Stemilt Growers, LLC
- Company type: Private
- Industry: Fruit
- Founded: 1964
- Founder: Tom Mathison
- Headquarters: Wenatchee, Washington, U.S.
- Key people: West Mathison, President
- Products: Cherries, apples, pears, peaches, nectarines
- Number of employees: 1,500
- Website: www.stemilt.com

= Stemilt Growers =

American fruit company

Stemilt Growers is an American company owned by the Mathison family that grows, packs, and ships fruits. Based in Wenatchee, Washington, Stemilt is the largest fresh market sweet cherry shipper in the world, and one of the nation's largest grower-packer-shippers of apples, pears, cherries, and stone fruit. Its signature apple varieties include Piñata, Honeycrisp, Gala, and Pink Lady. The company is also a leader in organic fruit production, producing 26% of Washington's organic apples and 32% of the Pacific Northwest's organic pears. In 2008, the company shipped over 20 million boxes of fruit and employed 1,500 people full-time.

==History==
Stemilt's company history dates back to 1893, when the Mathison family homesteaded 160 acre on Stemilt Hill near Wenatchee, Washington. The family planted its first 10 acre of apples, pears and cherries in 1914.

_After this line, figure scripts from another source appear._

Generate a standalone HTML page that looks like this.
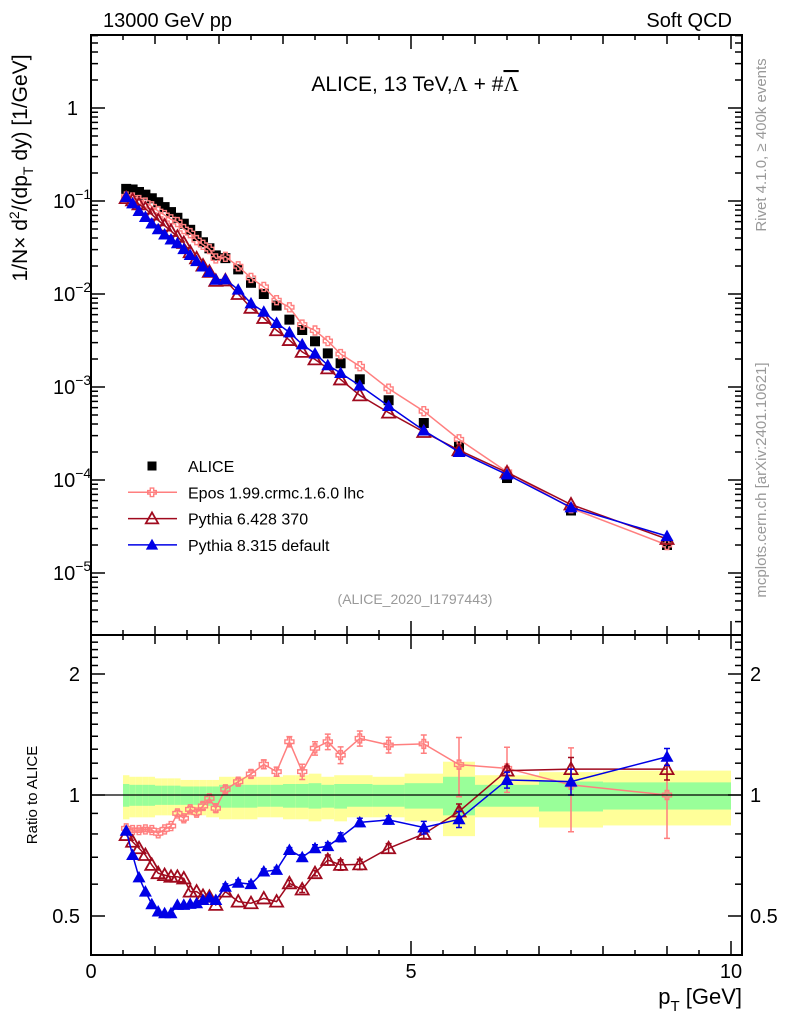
<!DOCTYPE html>
<html><head><meta charset="utf-8">
<style>
body{margin:0;background:#fff;}
svg{display:block;font-family:"Liberation Sans",sans-serif;}
</style></head>
<body>
<svg id="chart" width="786" height="1024" viewBox="0 0 786 1024" xmlns="http://www.w3.org/2000/svg">
<defs>
<clipPath id="cm"><rect x="91" y="35" width="651" height="600"/></clipPath>
<clipPath id="cr"><rect x="91" y="635" width="651" height="320"/></clipPath>
</defs>
<rect width="786" height="1024" fill="#fff"/>
<g id="bands" clip-path="url(#cr)"></g>
<g id="grid"></g>
<g id="series"></g>
<rect x="91" y="35" width="651" height="600" fill="none" stroke="#000" stroke-width="2"/>
<rect x="91" y="635" width="651" height="320" fill="none" stroke="#000" stroke-width="2"/>
<line x1="91" x2="742" y1="795" y2="795" stroke="#000" stroke-width="1.3"/>
<text x="103" y="27" font-size="20">13000 GeV pp</text>
<text x="732" y="27" font-size="20" text-anchor="end">Soft QCD</text>
<text x="415" y="91" font-size="21" text-anchor="middle">ALICE, 13 TeV,<tspan font-family="Liberation Serif">Λ</tspan> + #<tspan font-family="Liberation Serif" text-decoration="overline">Λ</tspan></text>
<text x="415" y="604" font-size="14" fill="#999" text-anchor="middle">(ALICE_2020_I1797443)</text>
<text transform="translate(766,145) rotate(-90)" font-size="15" fill="#999" text-anchor="middle">Rivet 4.1.0, ≥ 400k events</text>
<text transform="translate(766,480) rotate(-90)" font-size="15" fill="#999" text-anchor="middle">mcplots.cern.ch [arXiv:2401.10621]</text>
<text transform="translate(27,168) rotate(-90)" font-size="21" text-anchor="middle">1/N<tspan>×</tspan> d<tspan dy="-8" font-size="14">2</tspan><tspan dy="8">/(dp</tspan><tspan dy="6" font-size="14">T</tspan><tspan dy="-6"> dy) [1/GeV]</tspan></text>
<text transform="translate(37,795) rotate(-90)" font-size="15" text-anchor="middle">Ratio to ALICE</text>
<text x="742" y="1004" font-size="22" text-anchor="end">p<tspan dy="7" font-size="15">T</tspan><tspan dy="-7"> [GeV]</tspan></text>
<g id="legend"></g>
</svg>
<script>
const binCenters=[0.55,0.65,0.75,0.85,0.95,1.05,1.15,1.25,1.35,1.45,1.55,1.65,1.75,1.85,1.95,2.1,2.3,2.5,2.7,2.9,3.1,3.3,3.5,3.7,3.9,4.2,4.65,5.2,5.75,6.5,7.5,9.0];
const binEdges=[0.5,0.6,0.7,0.8,0.9,1.0,1.1,1.2,1.3,1.4,1.5,1.6,1.7,1.8,1.9,2.0,2.2,2.4,2.6,2.8,3.0,3.2,3.4,3.6,3.8,4.0,4.4,4.9,5.5,6.0,7.0,8.0,10.0];
const aliceValues=[0.135,0.133,0.125,0.117,0.107,0.097,0.086,0.076,0.066,0.057,0.049,0.042,0.036,0.031,0.026,0.0243,0.0184,0.0132,0.0100,0.0075,0.0053,0.0041,0.0031,0.0023,0.0018,0.00121,0.00072,0.00041,0.00023,0.000105,0.000047,0.000020];
const bandYellowUp=[1.12,1.11,1.11,1.11,1.11,1.10,1.10,1.10,1.10,1.09,1.09,1.09,1.09,1.09,1.09,1.11,1.11,1.11,1.11,1.11,1.12,1.12,1.13,1.11,1.12,1.12,1.11,1.13,1.21,1.12,1.14,1.15];
const bandYellowDn=[0.87,0.88,0.88,0.88,0.88,0.89,0.89,0.89,0.89,0.89,0.89,0.89,0.89,0.88,0.88,0.87,0.87,0.87,0.88,0.88,0.87,0.87,0.86,0.87,0.86,0.88,0.88,0.86,0.79,0.88,0.83,0.84];
const bandGreenUp=[1.065,1.06,1.06,1.06,1.06,1.055,1.055,1.055,1.055,1.05,1.05,1.05,1.05,1.05,1.05,1.06,1.06,1.06,1.06,1.06,1.065,1.065,1.07,1.06,1.065,1.065,1.06,1.07,1.11,1.06,1.08,1.075];
const bandGreenDn=[0.935,0.94,0.94,0.94,0.94,0.945,0.945,0.945,0.945,0.945,0.945,0.945,0.945,0.94,0.94,0.93,0.93,0.93,0.935,0.935,0.93,0.93,0.925,0.93,0.925,0.935,0.935,0.925,0.89,0.935,0.91,0.92];
const eposRatio=[0.826,0.818,0.818,0.821,0.818,0.803,0.821,0.837,0.90,0.875,0.921,0.904,0.939,0.981,0.927,1.033,1.079,1.128,1.192,1.143,1.357,1.143,1.307,1.357,1.257,1.383,1.332,1.34,1.19,1.165,1.06,1.0];
const eposErr=[0.01,0.01,0.01,0.01,0.01,0.01,0.01,0.01,0.015,0.015,0.015,0.015,0.02,0.02,0.02,0.02,0.02,0.025,0.03,0.03,0.04,0.05,0.05,0.06,0.06,0.06,0.06,0.07,0.2,0.15,0.25,0.22];
const py6Ratio=[0.795,0.765,0.737,0.709,0.670,0.639,0.632,0.626,0.626,0.620,0.575,0.575,0.561,0.558,0.533,0.575,0.543,0.538,0.553,0.543,0.603,0.582,0.639,0.689,0.670,0.672,0.737,0.80,0.91,1.15,1.16,1.16];
const py6Err=[0.005,0.005,0.005,0.005,0.005,0.005,0.005,0.005,0.005,0.005,0.005,0.005,0.005,0.005,0.005,0.005,0.005,0.005,0.005,0.005,0.01,0.01,0.01,0.02,0.02,0.02,0.02,0.02,0.04,0.03,0.08,0.07];
const py8Ratio=[0.815,0.709,0.624,0.575,0.535,0.513,0.508,0.508,0.533,0.533,0.536,0.538,0.548,0.556,0.548,0.591,0.605,0.600,0.645,0.651,0.730,0.700,0.737,0.746,0.785,0.855,0.867,0.83,0.87,1.09,1.08,1.245];
const py8Err=[0.005,0.005,0.005,0.005,0.005,0.005,0.005,0.005,0.005,0.005,0.005,0.005,0.005,0.005,0.005,0.01,0.01,0.01,0.01,0.01,0.01,0.01,0.015,0.015,0.02,0.02,0.02,0.03,0.04,0.05,0.08,0.06];
const xTickLabels=["0","5","10"];
const xTickValues=[0,5,10];
const mainTickLabels=[["1",""],["10","−1"],["10","−2"],["10","−3"],["10","−4"],["10","−5"]];
const mainTickExps=[0,-1,-2,-3,-4,-5];
const ratioTickLabels=["2","1","0.5"];
const ratioTickValues=[2,1,0.5];

const NS="http://www.w3.org/2000/svg";
const X=v=>91+64*v;
const YM=v=>108-93*Math.log10(v);
const YR=r=>795-121*Math.log2(r);
function mk(tag,attrs,parent){const e=document.createElementNS(NS,tag);for(const k in attrs)e.setAttribute(k,attrs[k]);parent.appendChild(e);return e;}
const bands=document.getElementById('bands'),grid=document.getElementById('grid'),series=document.getElementById('series'),legend=document.getElementById('legend');

for(let i=0;i<binCenters.length;i++){
  const x0=X(binEdges[i]),x1=X(binEdges[i+1]);
  const y=mk('rect',{x:x0,y:YR(bandYellowUp[i]),width:x1-x0,height:YR(bandYellowDn[i])-YR(bandYellowUp[i]),fill:'#ffff99'},bands);
  
  
  const g=mk('rect',{x:x0,y:YR(bandGreenUp[i]),width:x1-x0,height:YR(bandGreenDn[i])-YR(bandGreenUp[i]),fill:'#99ff99'},bands);
  
  
}
for(let k=0;k<=20;k++){
  const v=k*0.5;const len=(k%10===0)?14:(k%2===0?9:5);
  [[35,1],[635,-1],[635,1],[955,-1]].forEach(([y0,d])=>{
    const t=mk('line',{x1:X(v),x2:X(v),y1:y0,y2:y0+d*len,stroke:'#000','stroke-width':1.5},grid);
    
    
  });
}
xTickValues.forEach((v,i)=>{
  const t=mk('text',{x:X(v),y:978,'font-size':20,'text-anchor':'middle'},grid);t.textContent=xTickLabels[i];
  
  
});
for(let e=-6;e<=0;e++){
  for(let m=1;m<=9;m++){
    const v=m*Math.pow(10,e);const y=YM(v);if(y<35||y>635)continue;
    const len=m===1?14:7;
    [[91,1],[742,-1]].forEach(([x0,d])=>{
      const t=mk('line',{x1:x0,x2:x0+d*len,y1:y,y2:y,stroke:'#000','stroke-width':1.5},grid);
      
      
    });
  }
}
mainTickExps.forEach((e,i)=>{
  const y=YM(Math.pow(10,e));const lab=mainTickLabels[i];
  const t=mk('text',{x:78,y:y+7,'font-size':20,'text-anchor':'end'},grid);
  
  
  if(lab[1]){t.setAttribute('x',53);t.setAttribute('text-anchor','start');
    t.textContent=lab[0];const s=document.createElementNS(NS,'tspan');s.setAttribute('dy','-9');s.setAttribute('font-size','14');s.textContent=lab[1];t.appendChild(s);}
  else t.textContent=lab[0];
});
const rt=[0.4,0.5,0.6,0.7,0.8,0.9,1,1.1,1.2,1.3,1.4,1.5,1.6,1.7,1.8,1.9,2,2.1,2.2,2.3,2.4,2.5];
rt.forEach(r=>{const y=YR(r);if(y<636||y>954)return;const len=(r===0.5||r===1||r===2)?14:7;
  [[91,1],[742,-1]].forEach(([x0,d])=>{
    const t=mk('line',{x1:x0,x2:x0+d*len,y1:y,y2:y,stroke:'#000','stroke-width':1.5},grid);
    
    
  });
});
ratioTickValues.forEach((v,i)=>{
  const y=YR(v)+7;
  const a=mk('text',{x:80,y:y,'font-size':20,'text-anchor':'end'},grid);a.textContent=ratioTickLabels[i];
  
  
  const b=mk('text',{x:750,y:y,'font-size':20},grid);b.textContent=ratioTickLabels[i];
  
  
});

function marker(type,cx,cy,color,parent,s){
  s=s||1;
  if(type==='square')return mk('rect',{x:cx-5*s,y:cy-5*s,width:10*s,height:10*s,fill:'#000'},parent);
  if(type==='tri-open')return mk('polygon',{points:`${cx},${cy-6.5*s} ${cx-6.5*s},${cy+5*s} ${cx+6.5*s},${cy+5*s}`,fill:'none',stroke:color,'stroke-width':1.8},parent);
  if(type==='tri-full')return mk('polygon',{points:`${cx},${cy-6.5*s} ${cx-6.5*s},${cy+5*s} ${cx+6.5*s},${cy+5*s}`,fill:color},parent);
  if(type==='cross'){const a=1.8*s,b=4.5*s;
    return mk('polygon',{points:`${cx-a},${cy-b} ${cx+a},${cy-b} ${cx+a},${cy-a} ${cx+b},${cy-a} ${cx+b},${cy+a} ${cx+a},${cy+a} ${cx+a},${cy+b} ${cx-a},${cy+b} ${cx-a},${cy+a} ${cx-b},${cy+a} ${cx-b},${cy-a} ${cx-a},${cy-a}`,fill:'none',stroke:color,'stroke-width':1.4},parent);}
}
const mcs=[
 {name:'epos',ratio:eposRatio,err:eposErr,color:'#ff7f7f',type:'cross'},
 {name:'pythia6',ratio:py6Ratio,err:py6Err,color:'#a00a1e',type:'tri-open'},
 {name:'pythia8',ratio:py8Ratio,err:py8Err,color:'#0000e6',type:'tri-full'}
];
const gm=mk('g',{'clip-path':'url(#cm)'},series);
const gr=mk('g',{'clip-path':'url(#cr)'},series);
binCenters.forEach((x,i)=>{
  const m=marker('square',X(x),YM(aliceValues[i]),'#000',gm);
  
  
});
mcs.forEach(s=>{
  const mainPts=binCenters.map((x,i)=>X(x)+','+YM(aliceValues[i]*s.ratio[i])).join(' ');
  const l=mk('polyline',{points:mainPts,fill:'none',stroke:s.color,'stroke-width':1.5},gm);
  
  
  const rPts=binCenters.map((x,i)=>X(x)+','+YR(s.ratio[i])).join(' ');
  const l2=mk('polyline',{points:rPts,fill:'none',stroke:s.color,'stroke-width':1.5},gr);
  
  
  binCenters.forEach((x,i)=>{
    const cx=X(x);
    const m=marker(s.type,cx,YM(aliceValues[i]*s.ratio[i]),s.color,gm);
    
    
    const yt=YR(s.ratio[i]+s.err[i]),yb=YR(s.ratio[i]-s.err[i]);
    if(yb-yt>4){
      const e=mk('path',{d:`M${cx},${yt}V${yb}M${cx-3},${yt}H${cx+3}M${cx-3},${yb}H${cx+3}`,stroke:s.color,'stroke-width':1.5,fill:'none'},gr);
      
      
    }
    const m2=marker(s.type,cx,YR(s.ratio[i]),s.color,gr);
    
    
  });
});
const legItems=[['ALICE','square','#000','alice'],['Epos 1.99.crmc.1.6.0 lhc','cross','#ff7f7f','epos'],['Pythia 6.428 370','tri-open','#a00a1e','pythia6'],['Pythia 8.315 default','tri-full','#0000e6','pythia8']];
legItems.forEach((it,i)=>{
  const y=466+i*26.3;
  const g=mk('g',{},legend);
  
  
  if(i>0)mk('line',{x1:128,x2:177,y1:y,y2:y,stroke:it[2],'stroke-width':1.5},g);
  marker(it[1],152,y,it[2],g,i===0?0.9:0.95);
  const t=mk('text',{x:188,y:y+6,'font-size':16},g);t.textContent=it[0];
});
</script>
</body></html>
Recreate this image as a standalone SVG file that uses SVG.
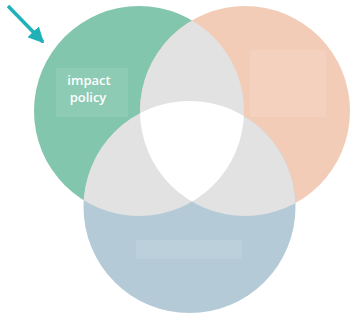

By 1947, Tom Mathison, a third generation farmer, took the lead in the family orchard business. He built a fruit packing house on Stemilt Hill in 1961. In 1964, Tom Mathison founded Stemilt Growers and began packing fruit for other growers. In 1975, Mathison built a new packing and storage facility at Olds Station in Wenatchee, which would soon become the new company headquarters. In July 2005, Tom Mathison transferred the company presidency to his grandson, West Mathison. Tom Mathison died in 2008.

===Name===
Stemilt "is a Native American word for 'coming from the mountains' or 'foothills to the mountains.' " It is also a region of agricultural land located near the Cascade Mountains and city of Wenatchee, Washington.